Global merchant company Louis Dreyfus (LDC) has been experimenting with blockchain technology on an agricultural trade and the results are “even higher” than they expected.
In December they sold and delivered 60,000 tons of soybeans to China. Such a transaction is extremely complicated and brings in multiple counterparties. This trade involved the seller, Louis Dreyfus, the buyer, Shandong Bohi Industry Co, and financial firms, Societe Generale, ING and ABN AMRO. All signed up to use the blockchain platform Easy Trading Connect (ETC).
ETC was built to bring digitisation and standardisation to transactions in commodities. In February 2017 it was successfully tested on an oil transaction but this is the first time it has been used for an agricultural trade. According to Societe Generale, the complexities of international trade in agricultural products include, “complex and rigorous documentation chain flows” involving financing the trade and signing all contracts.
The benefits surprised everyone.
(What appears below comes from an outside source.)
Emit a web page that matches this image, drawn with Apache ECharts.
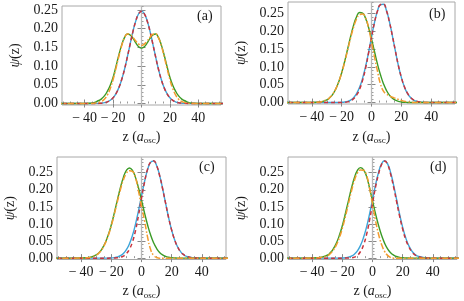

Anthony van Vliet of ING compared the gains to the oil test of last year, saying that, “the efficiencies were a multiple of the energy side”. Document processing times were reduced by 80% and the head of trade operations at LDC, Robert Serpollet, said, “our expectations were high but the results were even higher”.
ABN AMRO also pointed to other benefits, such as the opportunity to view real time status of the trade and lower fraud risk. Their Head of Trade & Commodity Finance, Karin Kersten, said that “blockchain technology has the potential to significantly optimise administrative processes around international trade” and that now it had been successfully tested they could, “move to further exploring the added value and use of the blockchain technology.”
However, despite the successful test, there is much to do if blockchain technology is ever to become dominant in the industry. Network effects come into play here, whereby the more people agree to use the technology, the better the technology will work. For widespread adoption there will need to be broader agreement and standardisation. The Financial Times quoted LDC’s Robert Serpollet as saying that for ETC to work, “we will need to design an industry standard which will bring together the main players of the agricultural commodity space”.
Even if it takes time to spread, all participants on this test agree on its success. At a time of such disagreement over cryptocurrencies, a consensus is building on the usefulness of the underlying blockchain technology.